Thanks for catching, Marc! Will fix that right away…

    – Jane Ciabattari (07/06  at  6-Jul 18:40 -05:00)



fixed… and good eye! I nearly bought the new Lanzmann memoir, LE LIEVRE DE PATAGONIE, when I was in France last month, and now I wish I had. I imagine it’s unlikely to appear in English, which is our loss…

    – Eric Banks (07/06  at  6-Jul 19:10 -05:00)



Translate it! I doubt you’d have trouble finding someone to subsidize publication in the US (this is the guy who made Shoah, after all). From the excerpt and comments on amazon.fr, it looks like a gripping read, which isn’t something that can be said about a lot of autobiographies.

    – Marc (07/06  at  6-Jul 19:47 -05:00)

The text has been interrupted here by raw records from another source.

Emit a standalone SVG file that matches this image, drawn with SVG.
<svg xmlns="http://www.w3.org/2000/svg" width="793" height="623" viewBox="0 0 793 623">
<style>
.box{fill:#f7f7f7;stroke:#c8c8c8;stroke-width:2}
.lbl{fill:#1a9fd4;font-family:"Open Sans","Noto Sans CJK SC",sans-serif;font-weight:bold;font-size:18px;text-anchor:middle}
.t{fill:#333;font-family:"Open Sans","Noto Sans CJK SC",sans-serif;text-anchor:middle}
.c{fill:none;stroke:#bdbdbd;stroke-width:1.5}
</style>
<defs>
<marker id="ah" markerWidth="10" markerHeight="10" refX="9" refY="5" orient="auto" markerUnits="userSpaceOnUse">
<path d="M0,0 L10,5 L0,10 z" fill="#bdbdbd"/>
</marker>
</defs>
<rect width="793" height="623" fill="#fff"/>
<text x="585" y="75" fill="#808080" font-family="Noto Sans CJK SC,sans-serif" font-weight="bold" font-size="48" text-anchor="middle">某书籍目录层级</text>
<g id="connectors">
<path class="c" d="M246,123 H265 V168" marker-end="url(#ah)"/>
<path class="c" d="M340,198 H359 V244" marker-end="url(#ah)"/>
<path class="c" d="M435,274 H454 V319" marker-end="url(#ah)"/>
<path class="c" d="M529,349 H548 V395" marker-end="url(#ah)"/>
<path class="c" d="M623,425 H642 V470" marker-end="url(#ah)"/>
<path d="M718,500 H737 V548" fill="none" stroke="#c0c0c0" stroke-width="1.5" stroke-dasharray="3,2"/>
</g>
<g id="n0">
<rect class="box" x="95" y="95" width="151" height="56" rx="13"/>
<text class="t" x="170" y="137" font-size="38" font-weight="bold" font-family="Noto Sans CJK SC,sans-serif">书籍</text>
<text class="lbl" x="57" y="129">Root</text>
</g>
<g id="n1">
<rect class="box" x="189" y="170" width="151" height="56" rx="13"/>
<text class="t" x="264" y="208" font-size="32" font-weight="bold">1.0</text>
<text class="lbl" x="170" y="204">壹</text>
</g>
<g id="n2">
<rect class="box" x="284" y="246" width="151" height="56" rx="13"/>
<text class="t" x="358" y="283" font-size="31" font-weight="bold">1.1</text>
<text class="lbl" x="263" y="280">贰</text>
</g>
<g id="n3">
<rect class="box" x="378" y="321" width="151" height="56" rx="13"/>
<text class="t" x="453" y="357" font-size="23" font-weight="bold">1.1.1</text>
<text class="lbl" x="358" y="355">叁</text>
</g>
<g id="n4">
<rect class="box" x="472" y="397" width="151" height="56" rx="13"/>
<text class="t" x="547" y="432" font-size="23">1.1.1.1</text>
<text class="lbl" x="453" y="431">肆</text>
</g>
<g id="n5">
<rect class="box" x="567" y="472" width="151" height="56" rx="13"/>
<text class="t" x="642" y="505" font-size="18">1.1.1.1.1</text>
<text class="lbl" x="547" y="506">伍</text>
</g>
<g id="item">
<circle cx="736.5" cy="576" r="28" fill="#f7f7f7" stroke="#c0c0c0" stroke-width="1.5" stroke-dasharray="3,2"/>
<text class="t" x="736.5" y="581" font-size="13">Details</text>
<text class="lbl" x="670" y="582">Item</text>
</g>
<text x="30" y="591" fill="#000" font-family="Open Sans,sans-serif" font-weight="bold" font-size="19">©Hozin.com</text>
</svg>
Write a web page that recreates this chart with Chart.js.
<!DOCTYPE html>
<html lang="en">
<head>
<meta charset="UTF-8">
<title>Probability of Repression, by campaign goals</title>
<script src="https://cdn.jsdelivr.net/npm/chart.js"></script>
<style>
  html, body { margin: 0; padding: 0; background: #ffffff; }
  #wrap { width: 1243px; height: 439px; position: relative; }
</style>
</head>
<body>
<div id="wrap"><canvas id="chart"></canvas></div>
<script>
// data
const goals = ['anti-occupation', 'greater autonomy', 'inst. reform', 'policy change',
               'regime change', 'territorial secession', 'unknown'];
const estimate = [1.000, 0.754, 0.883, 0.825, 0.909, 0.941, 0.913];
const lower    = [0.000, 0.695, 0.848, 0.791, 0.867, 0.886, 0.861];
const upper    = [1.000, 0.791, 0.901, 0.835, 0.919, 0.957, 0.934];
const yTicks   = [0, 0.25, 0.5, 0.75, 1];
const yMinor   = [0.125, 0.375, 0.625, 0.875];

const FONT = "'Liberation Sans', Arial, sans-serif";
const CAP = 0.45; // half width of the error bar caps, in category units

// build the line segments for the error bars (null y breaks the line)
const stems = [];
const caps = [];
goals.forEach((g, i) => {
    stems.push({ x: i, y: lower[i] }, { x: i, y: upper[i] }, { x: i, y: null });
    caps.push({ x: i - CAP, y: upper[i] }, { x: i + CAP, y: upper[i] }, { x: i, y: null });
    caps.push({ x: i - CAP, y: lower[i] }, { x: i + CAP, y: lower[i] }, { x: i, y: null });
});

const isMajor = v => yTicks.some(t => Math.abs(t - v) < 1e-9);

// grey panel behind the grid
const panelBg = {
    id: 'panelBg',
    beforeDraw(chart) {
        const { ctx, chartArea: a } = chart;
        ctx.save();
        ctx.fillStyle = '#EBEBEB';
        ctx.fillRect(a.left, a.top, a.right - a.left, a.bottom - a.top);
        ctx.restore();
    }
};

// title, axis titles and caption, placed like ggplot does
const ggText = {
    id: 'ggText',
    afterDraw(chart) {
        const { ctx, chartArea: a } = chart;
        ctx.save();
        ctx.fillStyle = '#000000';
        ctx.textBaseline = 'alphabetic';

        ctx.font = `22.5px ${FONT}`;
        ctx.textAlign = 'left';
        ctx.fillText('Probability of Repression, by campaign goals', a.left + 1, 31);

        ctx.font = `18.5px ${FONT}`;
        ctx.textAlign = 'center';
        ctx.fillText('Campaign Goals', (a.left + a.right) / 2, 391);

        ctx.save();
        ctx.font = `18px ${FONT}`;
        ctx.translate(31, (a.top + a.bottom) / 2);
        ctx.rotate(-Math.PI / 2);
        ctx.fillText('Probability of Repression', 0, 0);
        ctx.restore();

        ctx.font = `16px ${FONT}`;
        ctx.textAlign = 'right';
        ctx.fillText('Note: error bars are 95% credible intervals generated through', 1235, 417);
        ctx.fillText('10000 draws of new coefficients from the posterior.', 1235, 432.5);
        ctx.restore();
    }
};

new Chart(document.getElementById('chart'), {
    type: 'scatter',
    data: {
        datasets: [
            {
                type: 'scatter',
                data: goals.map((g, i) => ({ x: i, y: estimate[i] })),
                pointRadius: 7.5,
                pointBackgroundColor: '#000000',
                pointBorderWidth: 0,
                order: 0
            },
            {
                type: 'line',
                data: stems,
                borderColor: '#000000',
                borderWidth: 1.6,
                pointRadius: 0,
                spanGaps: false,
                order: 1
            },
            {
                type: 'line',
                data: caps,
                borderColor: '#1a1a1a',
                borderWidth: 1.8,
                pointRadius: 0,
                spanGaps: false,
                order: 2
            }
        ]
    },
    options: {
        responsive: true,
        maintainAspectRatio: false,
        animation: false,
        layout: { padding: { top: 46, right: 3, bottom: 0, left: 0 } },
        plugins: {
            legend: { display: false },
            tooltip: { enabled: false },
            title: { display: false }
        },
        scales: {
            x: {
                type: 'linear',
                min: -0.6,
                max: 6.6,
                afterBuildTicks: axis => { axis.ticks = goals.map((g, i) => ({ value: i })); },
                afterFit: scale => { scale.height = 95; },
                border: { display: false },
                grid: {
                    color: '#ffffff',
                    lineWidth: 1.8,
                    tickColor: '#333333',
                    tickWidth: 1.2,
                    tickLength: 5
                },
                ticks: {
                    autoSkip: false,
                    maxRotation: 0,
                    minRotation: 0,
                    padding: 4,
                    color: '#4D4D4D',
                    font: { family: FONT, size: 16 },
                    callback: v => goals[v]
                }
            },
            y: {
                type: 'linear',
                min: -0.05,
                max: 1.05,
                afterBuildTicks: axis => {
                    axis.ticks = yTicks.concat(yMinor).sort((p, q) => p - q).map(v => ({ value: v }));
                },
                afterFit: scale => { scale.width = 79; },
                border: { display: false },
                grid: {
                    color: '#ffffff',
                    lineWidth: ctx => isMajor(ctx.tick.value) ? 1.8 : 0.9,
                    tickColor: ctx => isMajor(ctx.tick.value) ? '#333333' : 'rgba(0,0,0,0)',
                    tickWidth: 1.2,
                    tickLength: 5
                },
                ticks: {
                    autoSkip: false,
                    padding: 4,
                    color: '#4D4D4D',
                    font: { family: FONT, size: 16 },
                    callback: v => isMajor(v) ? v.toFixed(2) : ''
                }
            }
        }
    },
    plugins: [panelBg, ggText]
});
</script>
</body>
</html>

Hélas, were my French a bit better than it is… Benjamin Ivry recently wrote a very nice piece on the “scintillating wild boar” in The Forward:

http://www.forward.com/articles/104643/

It sounds like a terrific project for translation—let’s hope someone bites!

    – Eric Banks (07/06  at  6-Jul 23:52 -05:00)



There was some discussion a while back on Conversational Reading about how few translations Americans read compared to, say, the Germans. Part of it is obviously that the number of people writing in English simply outstrips the equivalent number for almost any other language, except Chinese maybe. There might be something else at work, a kind of intellectual insularity perhaps, but either way, it’s hard to sell a translation in the US. The thing about Lanzmann, however, is that I’m sure there’s at least a few Jewish foundations in the US that would be willing to help out with publication costs.

Anyway, it does look fascinating. I might have to order it from amazon.fr.